The Toronto Stock Exchange's S&P/TSX composite index was down 90.12 points, or 0.75 per cent, at 11,983.34 at 11:32 a.m. ET . On Friday, the index dropped 262.57 or 2.13 per cent to 12,073.46 — its lowest close since June 2013.
The TSX decline was broad-based, with grocery and food companies showing some of the biggest declines. Shares of George Weston , Loblaw and Metro Inc. were down more than two per cent.
The Canadian dollar remained near the lowest levels in nearly 13 years but rose slightly to 68.85 cents (U.S.), up 0.03 from Friday's close. Earlier Monday, it traded as low as 68.57 cents near levels last seen in 2003.
European shares fell on Monday, following Asia lower and led by banks after the European Central Bank said it would quiz euro zone lenders about high levels of bad loans, while oil prices tumbled on the prospect of more supply from Iran.
With U.S. markets closed for the Martin Luther King Day holiday, U.S. stock index futures slipped 0.3 per cent.
European shares opened higher but any prospect of a rally after stocks hit their lowest since December 2014 on Friday quickly fizzled out.
The pan-European FTSEurofirst 300 index, which has lost more than 10 per cent this year, dropped a further 0.2 per cent, with an index of euro zone banks down 3.3 per cent.
An ECB spokesman said on Sunday a number of banks would be asked about high levels of non-performing loans.

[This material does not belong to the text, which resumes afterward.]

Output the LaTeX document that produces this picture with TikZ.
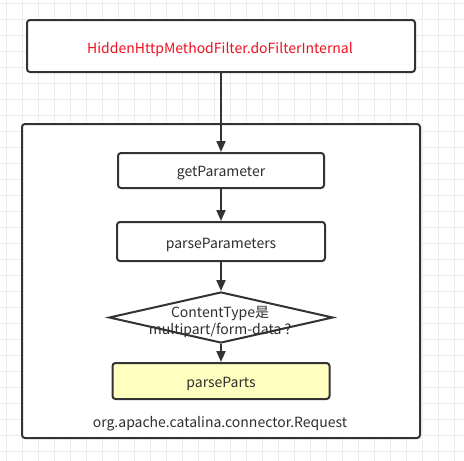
\documentclass[tikz,border=0pt]{standalone}
\usepackage{fontspec}
\setmainfont{Noto Sans CJK SC}
\usetikzlibrary{shapes.geometric,arrows.meta}
\definecolor{stroke}{HTML}{333333}
\definecolor{gridc}{HTML}{EDEDED}
\definecolor{yel}{HTML}{FFFFC0}
\definecolor{redt}{HTML}{F0101E}
\tikzset{
  box/.style={draw=stroke, line width=2pt, rounded corners=3pt, fill=white, inner sep=0pt},
  flow/.style={draw=stroke, line width=2pt, -{Triangle[length=11pt,width=9pt]}},
  txt/.style={font=\fontsize{14}{17}\selectfont, text=stroke!90!black}
}
\begin{document}
\begin{tikzpicture}[x=1pt,y=-1pt]
\useasboundingbox (0,0) rectangle (464,461);
\fill[white] (0,0) rectangle (464,461);
\foreach \gx in {6,22,...,464} \draw[gridc, line width=0.8pt] (\gx,0) -- (\gx,461);
\foreach \gy in {3,19,...,461} \draw[gridc, line width=0.8pt] (0,\gy) -- (464,\gy);
% outer container
\node[box, minimum width=398pt, minimum height=314pt, anchor=north west] (outer) at (21,123) {};
\node[txt] (req) at (220,424) {org.apache.catalina.connector.Request};
% top box
\node[box, minimum width=388pt, minimum height=52pt] (top) at (221,46) {};
\node[txt, text=redt] (toptxt) at (220,49.5) {HiddenHttpMethodFilter.doFilterInternal};
% steps
\node[box, minimum width=206pt, minimum height=35pt] (getp) at (221,170.5) {};
\node[txt, yshift=-3pt] (getptxt) at (getp) {getParameter};
\node[box, minimum width=208pt, minimum height=39pt] (parsep) at (221,241.5) {};
\node[txt, yshift=-3pt] (parseptxt) at (parsep) {parseParameters};
\node[draw=stroke, line width=2pt, diamond, fill=white, minimum width=224pt, minimum height=51pt, inner sep=0pt] (dec) at (221,317.5) {};
\node[txt, align=center] (dectxt) at (220,322) {ContentType是\\multipart/form-data ?};
\node[box, fill=yel, minimum width=217pt, minimum height=36pt] (pp) at (221,381) {};
\node[txt, yshift=-3pt] (pptxt) at (pp) {parseParts};
% connectors
\draw[flow] (top.south) -- (getp.north);
\draw[flow] (getp.south) -- (parsep.north);
\draw[flow] (parsep.south) -- (dec.north);
\draw[flow] (dec.south) -- (pp.north);
\end{tikzpicture}
\end{document}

The burden of such loans, particularly in Greece, Portugal, Spain and Italy, is curbing the euro zone's economic recovery by limiting banks' ability to lend.
Portuguese stocks were down 3.4 per cent and Italy lost 2.3 per cent
"The uncertainty in the market, be it in Europe or wherever else, is causing these banks to suffer," Mark Foulds, sales trader at ETX Capital, said, adding that the sector was also under pressure from recent volatility linked to China.

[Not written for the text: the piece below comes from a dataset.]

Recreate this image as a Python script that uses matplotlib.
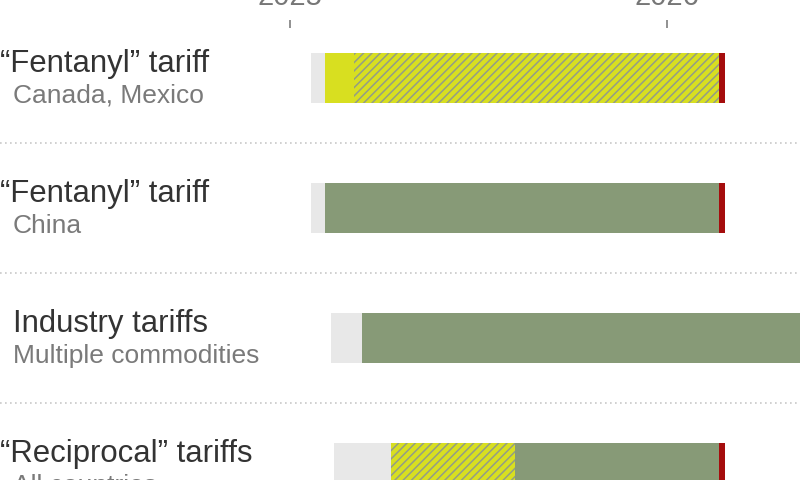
import matplotlib
matplotlib.use("Agg")
import matplotlib.pyplot as plt
import matplotlib.dates as mdates
import datetime as dt

plt.rcParams['font.family'] = ['Liberation Sans', 'DejaVu Sans']
plt.rcParams['hatch.linewidth'] = 1.1

# ---- data ----
titles = ['\u201cFentanyl\u201d tariff', '\u201cFentanyl\u201d tariff',
          'Industry tariffs', '\u201cReciprocal\u201d tariffs']
subtitles = ['Canada, Mexico', 'China', 'Multiple commodities', 'All countries']
title_indent = [0, 0, 13, 0]

seg_row = [0, 0, 0, 0,
           1, 1, 1,
           2, 2,
           3, 3, 3, 3]
seg_start = ['2025-01-21', '2025-02-04', '2025-03-04', '2026-02-20',
             '2025-01-21', '2025-02-04', '2026-02-20',
             '2025-02-10', '2025-03-12',
             '2025-02-13', '2025-04-09', '2025-08-07', '2026-02-20']
seg_end = ['2025-02-04', '2025-03-04', '2026-02-20', '2026-02-26',
           '2025-02-04', '2026-02-20', '2026-02-26',
           '2025-03-12', '2026-12-31',
           '2025-04-09', '2025-08-07', '2026-02-20', '2026-02-26']
seg_status = ['announced', 'paused', 'partial', 'struck',
              'announced', 'effect', 'struck',
              'announced', 'effect',
              'announced', 'partial', 'effect', 'struck']

year_ticks = ['2025-01-01', '2026-01-01']
year_labels = ['2025', '2026']

# ---- styles ----
status_color = {'announced': '#e8e8e8', 'paused': '#d8df20', 'partial': '#d8df20',
                'effect': '#879a77', 'struck': '#a50d0d'}
status_hatch = {'partial': '////'}

fig = plt.figure(figsize=(8, 4.8), dpi=100)
ax = fig.add_axes([0, 0, 1, (480 - 28) / 480])

def d(s):
    return mdates.date2num(dt.datetime.strptime(s, '%Y-%m-%d'))

for r, s, e, st in zip(seg_row, seg_start, seg_end, seg_status):
    h = status_hatch.get(st)
    ax.barh(r, d(e) - d(s), left=d(s), height=0.385,
            color=status_color[st], hatch=h,
            edgecolor='#939d86' if h else status_color[st],
            linewidth=0)

for i in range(len(titles) - 1):
    ax.axhline(i + 0.5, color='#c8c8c8', lw=1.2, linestyle=(0, (1, 2)))

for i, (t, sub, ind) in enumerate(zip(titles, subtitles, title_indent)):
    ax.annotate(t, xy=(0, i), xycoords=('figure pixels', 'data'),
                xytext=(ind, 6), textcoords='offset pixels',
                va='baseline', ha='left', fontsize=22.4, color='#333333',
                annotation_clip=False)
    ax.annotate(sub, xy=(0, i), xycoords=('figure pixels', 'data'),
                xytext=(13, -25), textcoords='offset pixels',
                va='baseline', ha='left', fontsize=19, color='#7a7a7a',
                annotation_clip=False)

x25 = d(year_ticks[0])
px_per_day = 377 / 365.0
ax.set_xlim(x25 - 290 / px_per_day, x25 + 510 / px_per_day)
ax.set_ylim((480 - 78) / 130, (28 - 78) / 130)

ax.xaxis.tick_top()
ax.set_xticks([d(t) for t in year_ticks])
ax.set_xticklabels(year_labels)
ax.tick_params(axis='x', length=6, width=1.3, color='#888888', pad=6.5,
               labelsize=21, labelcolor='#777777', direction='out')
ax.set_yticks([])
for sp in ax.spines.values():
    sp.set_visible(False)

fig.savefig('out.png', dpi=100)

"When the markets fall like they have done, everyone feels on edge. The market is dire, and there's not the liquidity that there used to be, which can mean the market gets oversold."
Britain's FTSE 100 index fell 0.4 per cent.

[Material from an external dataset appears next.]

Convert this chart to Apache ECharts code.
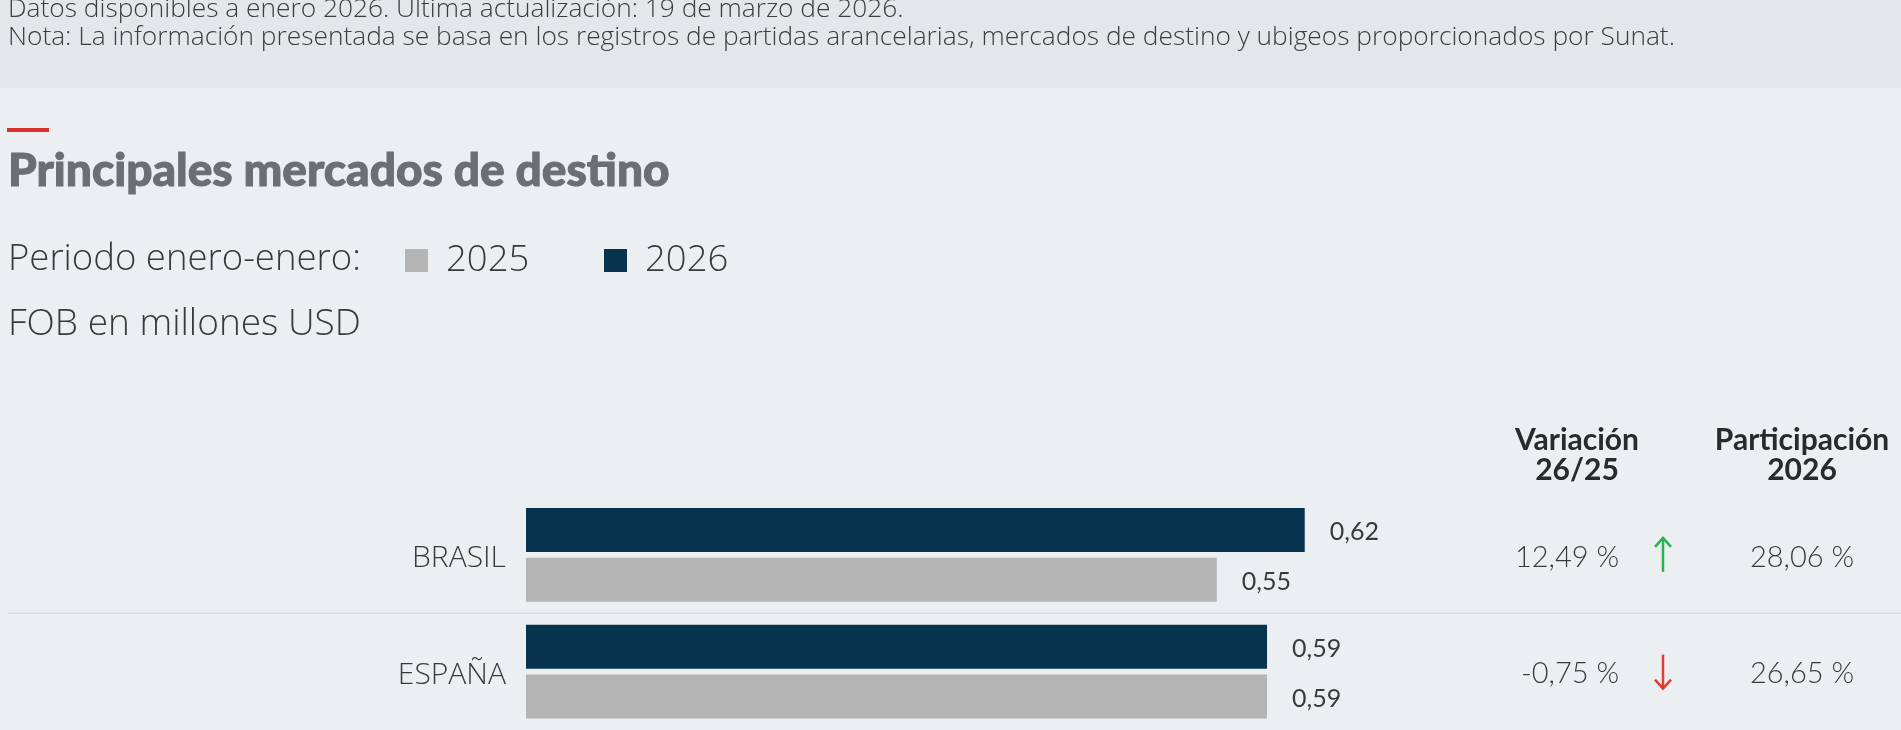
<!DOCTYPE html>
<html>
<head>
<meta charset="utf-8">
<script src="https://cdn.jsdelivr.net/npm/echarts@6/dist/echarts.min.js"></script>
<style>
html,body{margin:0;padding:0;background:#eceff2;}
#chart{width:1901px;height:730px;}
</style>
</head>
<body>
<div id="chart"></div>
<script>
// ---- data ----
const categories = ['BRASIL', 'ESPAÑA'];
const years = ['2025', '2026'];
const values2025 = [0.55, 0.59];
const values2026 = [0.62, 0.59];
const variation = [12.49, -0.75];     // Variación 26/25 (%)
const share2026 = [28.06, 26.65];     // Participación 2026 (%)

const fmt = v => v.toFixed(2).replace('.', ',');
const TXT = '#3a3a3a';
const LIGHT = '"Open Sans"';

const chart = echarts.init(document.getElementById('chart'), null, {renderer: 'canvas'});

const legendBase = {
  padding: 0,
  top: 242,
  icon: 'rect',
  itemWidth: 23,
  itemHeight: 23,
  itemTextGap: 18,
  textStyle: {fontFamily: LIGHT, fontWeight: 300, fontSize: 36.5, color: TXT, padding: [0, 0, 0, 13]}
};

const option = {
  backgroundColor: '#eceff2',
  animation: false,
  legend: [
    Object.assign({data: [years[0]], left: 405}, legendBase),
    Object.assign({data: [years[1]], left: 604}, legendBase)
  ],
  grid: {left: 526, width: 1256, top: 496.5, height: 238, containLabel: false},
  xAxis: {type: 'value', min: 0, max: 1, show: false},
  yAxis: {
    type: 'category',
    data: categories,
    inverse: true,
    axisLine: {show: false},
    axisTick: {show: false},
    splitLine: {show: false},
    axisLabel: {
      margin: 20,
      formatter: '{a|{value}}',
      rich: {a: {fontFamily: LIGHT, fontWeight: 300, fontSize: 30, color: TXT, padding: [8, 0, 0, 0]}}
    }
  },
  series: [
    {
      name: '2026', type: 'bar', data: values2026, barWidth: 44, barGap: '13.6%',
      itemStyle: {color: '#07334e'},
      label: {show: true, position: 'right', distance: 25, offset: [0, 2.5], formatter: p => fmt(p.value),
              fontFamily: 'Lato', fontSize: 25, fontWeight: 400, color: TXT}
    },
    {
      name: '2025', type: 'bar', data: values2025, barWidth: 44, barGap: '13.6%',
      itemStyle: {color: '#b4b4b4'},
      label: {show: true, position: 'right', distance: 25, offset: [0, 2.5], formatter: p => fmt(p.value),
              fontFamily: 'Lato', fontSize: 25, fontWeight: 400, color: TXT}
    },
    {
      type: 'custom',
      clip: false,
      data: categories.map((c, i) => [0, i]),
      renderItem: function (params, api) {
        const i = params.dataIndex;
        const y = api.coord([0, api.value(1)])[1];
        const v = variation[i];
        const up = v >= 0;
        const col = up ? '#2bb24c' : '#e03c31';
        const ax = 1663, half = 17, head = 9;
        const tip = up ? y - half : y + half;
        const back = up ? tip + head : tip - head;
        return {
          type: 'group',
          children: [
            {type: 'text', style: {text: fmt(v) + ' %', x: 1619, y: y + 2.5, align: 'right', verticalAlign: 'middle',
              font: '300 29px Lato', fill: TXT}},
            {type: 'line', shape: {x1: ax, y1: y - half, x2: ax, y2: y + half},
              style: {stroke: col, lineWidth: 2.5}},
            {type: 'polyline', shape: {points: [[ax - 8, back], [ax, tip], [ax + 8, back]]},
              style: {stroke: col, lineWidth: 2.5, fill: null}},
            {type: 'text', style: {text: fmt(share2026[i]) + ' %', x: 1802, y: y + 2.5, align: 'center', verticalAlign: 'middle',
              font: '300 29px Lato', fill: TXT}}
          ]
        };
      }
    }
  ],
  graphic: [
    {type: 'rect', z: -10, shape: {x: 0, y: 0, width: 1901, height: 88}, style: {fill: '#e3e7e9'}},
    {type: 'text', style: {text: 'Datos disponibles a enero 2026. Última actualización: 19 de marzo de 2026.',
      x: 8, y: 10, verticalAlign: 'middle', font: '300 26.3px "Open Sans"', fill: '#3d3d3d'}},
    {type: 'text', style: {text: 'Nota: La información presentada se basa en los registros de partidas arancelarias, mercados de destino y ubigeos proporcionados por Sunat.',
      x: 8, y: 38, verticalAlign: 'middle', font: '300 26.3px "Open Sans"', fill: '#3d3d3d'}},
    {type: 'rect', shape: {x: 7, y: 128, width: 42, height: 4}, style: {fill: '#d8322b'}},
    {type: 'text', style: {text: 'Principales mercados de destino', x: 8, y: 171,
      verticalAlign: 'middle', font: '900 46px "Lato Black", Lato', fill: '#6d6e71',
      stroke: '#6d6e71', lineWidth: 1}},
    {type: 'text', style: {text: 'Periodo enero-enero:', x: 8, y: 260,
      verticalAlign: 'middle', font: '300 36.5px "Open Sans"', fill: TXT}},
    {type: 'text', style: {text: 'FOB en millones USD', x: 8, y: 324,
      verticalAlign: 'middle', font: '300 37px "Open Sans"', fill: TXT}},
    {type: 'text', style: {text: 'Variación\n26/25', x: 1577, y: 425, align: 'center', verticalAlign: 'top',
      font: '700 30px Lato', lineHeight: 30, fill: '#2a2a2a'}},
    {type: 'text', style: {text: 'Participación\n2026', x: 1802, y: 425, align: 'center', verticalAlign: 'top',
      font: '700 30px Lato', lineHeight: 30, fill: '#2a2a2a'}}
  ]
};
chart.setOption(option);

// separator between category rows, placed from the category scale
const y0 = chart.convertToPixel({yAxisIndex: 0}, 0);
const y1 = chart.convertToPixel({yAxisIndex: 0}, 1);
const sepY = (y0 + y1) / 2;
chart.setOption({graphic: option.graphic.concat([
  {type: 'line', z: -5, shape: {x1: 8, y1: sepY, x2: 1901, y2: sepY}, style: {stroke: '#d9dcdf', lineWidth: 1.5}}
])});
</script>
</body>
</html>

Earlier, MSCI's broadest index of Asia-Pacific shares outside Japan fell to its lowest since October 2011, down 0.7 per cent.
Japan's Nikkei tumbled as much as 2.8 per cent to a one-year low before closing down 1.1 per cent. It has lost 20 per cent from a peak hit in June, meeting a common definition of a bear market.
The volatile Shanghai Composite index touched intraday lows last seen in August but closed up 0.4 per cent. It remains down nearly 18 per cent this month.
In oil markets, the prospect of a jump in Iranian crude exports after international sanctions against the country over its nuclear program were lifted at the weekend weighed heavily on oil.
Brent crude, the global benchmark, was last down 18 cents a barrel at $28.76, having earlier dipped below $28 for the first time since December 2003.
"The lifting of key sanctions should allow it (Iran) to increase crude exports this year by at least 500,000 barrels a day on average, putting further downward pressure on oil prices in the near term," Barclays analysts said in a note on Monday.
Analysts at JPMorgan said oil-producing countries will need to sell large quantities of stocks and bonds this year to cover shortfalls in their budgets resulting from the oil price slump.
They estimate sales of $110-billion bonds this year, up from $45-billion last year, and $75-billion of equities compared with $10-billion.